PHILADELPHIA, Pennsylvania – A Philadelphia teacher was found dead with 20 stab wounds in 2011. Recently, her death was ruled a suicide by an appellate court panel despite the panel criticizing the police investigation as “deeply flawed”. The deceased, Ellen Greenberg, 27, has had her family fighting for over a decade to overturn the city’s ruling on her death.

The Greenberg family, in their quest for justice, hired a team of experts who raised questions about the circumstances surrounding Ellen’s death. They pointed out that a knife in her apartment was overturned, suggesting a possible struggle. Additionally, a gash on the back of her head could have rendered her unconscious, making self-defense impossible. The family also questioned why Ellen filled her gas tank before returning home and left no suicide note.
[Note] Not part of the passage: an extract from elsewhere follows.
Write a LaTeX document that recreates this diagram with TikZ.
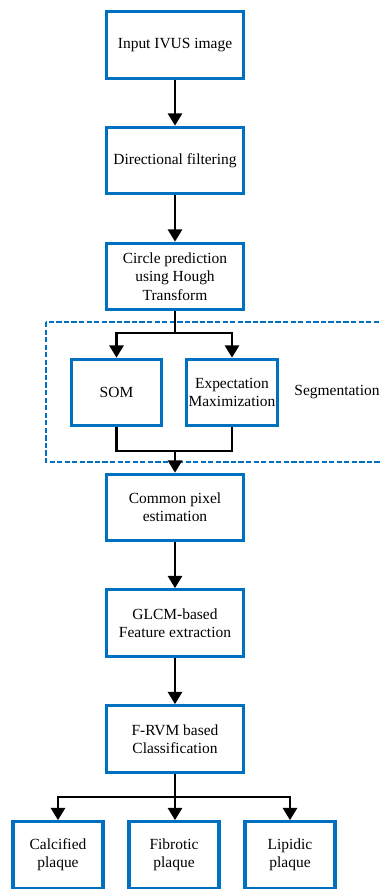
\documentclass[tikz,border=0pt]{standalone}
\usepackage{fontspec}
\setmainfont{Liberation Serif}
\usepackage{xcolor}
\usetikzlibrary{arrows.meta}
\definecolor{boxblue}{RGB}{0,112,192}

\tikzset{
  stage/.style={draw=boxblue, line width=1.8pt, fill=white, minimum width=2.74cm, minimum height=1.33cm, align=center, inner sep=1pt, font=\fontsize{8.8}{10.4}\selectfont},
  method/.style={stage, minimum width=1.8cm},
  flow/.style={line width=1.5pt, -{Triangle[width=8pt,length=7pt]}},
  link/.style={line width=1.5pt}
}

\begin{document}
\begin{tikzpicture}[x=0.02cm,y=-0.02cm]
\clip (0,0) rectangle (380,889);
\fill[white] (0,0) rectangle (380,889);

% segmentation frame
\draw[boxblue, line width=1.4pt, dash pattern=on 3pt off 1.3pt] (46,322) rectangle (420,462);
\node (seg) at (337,392) {\fontsize{8.8}{10.4}\selectfont Segmentation};

\node[stage] (input) at (175,45) {Input IVUS image};
\node[stage] (filter) at (175,160.5) {Directional filtering};
\node[stage] (hough) at (175,276.5) {Circle prediction\\using Hough\\Transform};

\node[method] (som) at (116.5,392.5) {SOM};
\node[method] (em) at (232,392.5) {Expectation\\Maximization};

\node[stage] (common) at (175,507.5) {Common pixel\\estimation};
\node[stage] (glcm) at (175,623) {GLCM-based\\Feature extraction};
\node[stage] (frvm) at (175,739) {F-RVM based\\Classification};

\node[method] (calc) at (58,855) {Calcified\\plaque};
\node[method] (fibro) at (174,855) {Fibrotic\\plaque};
\node[method] (lipid) at (290,855) {Lipidic\\plaque};

\coordinate (split) at (175,333);
\coordinate (join) at (175,451);
\coordinate (fork) at (175,797);

\draw[flow] (input) -- (filter);
\draw[flow] (filter) -- (hough);

\draw[link] (hough) -- (split);
\draw[flow] (split) -| (som.north);
\draw[flow] (split) -| (em.north);

\draw[link] (som.south) |- (join) -| (em.south);
\draw[flow] (join) -- (common);

\draw[flow] (common) -- (glcm);
\draw[flow] (glcm) -- (frvm);

\draw[link] (frvm) -- (fork);
\draw[flow] (fork) -| (calc.north);
\draw[flow] (fork) -- (fibro.north -| fork);
\draw[flow] (fork) -| (lipid.north);
\end{tikzpicture}
\end{document}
The appellate panel, while upholding the suicide ruling, criticized the city police, prosecutors, the medical examiner’s office, and pathologists Marlon Osbourne and Sam Gulino for their handling of the investigation. The panel expressed sympathy for the parents’ relentless efforts over the past 12 years to uncover the truth about their daughter’s death.

Judge Ellen Ceisler, part of the panel, criticized Osbourne for his initial conclusion that Greenberg’s death was a homicide, which was made after the crime scene had been cleaned before police could arrive. The panel also noted the absence of records of officers interviewing the company that cleaned the crime scene, the building manager, or the police department representative who instructed the manager to hire a cleanup crew.

Joe Podraza, the family’s attorney, revealed that the building manager had filmed the crime scene before the cleanup and handed the footage to the police, but the video is now missing. Podraza also claimed that the evidence indicated that at least two of the 20 total stab wounds were inflicted postmortem. He criticized the appellate court’s ruling, calling it a failure to deliver justice for a murder victim.

Despite the controversy, a city spokesperson expressed satisfaction with the court’s decision while sympathizing with the Greenberg family. The family, however, plans to appeal the decision to the state’s Supreme Court. Meanwhile, the Chester County District Attorney’s Office is reviewing Greenberg’s death, and the family is pursuing a separate civil lawsuit alleging a cover-up over her death.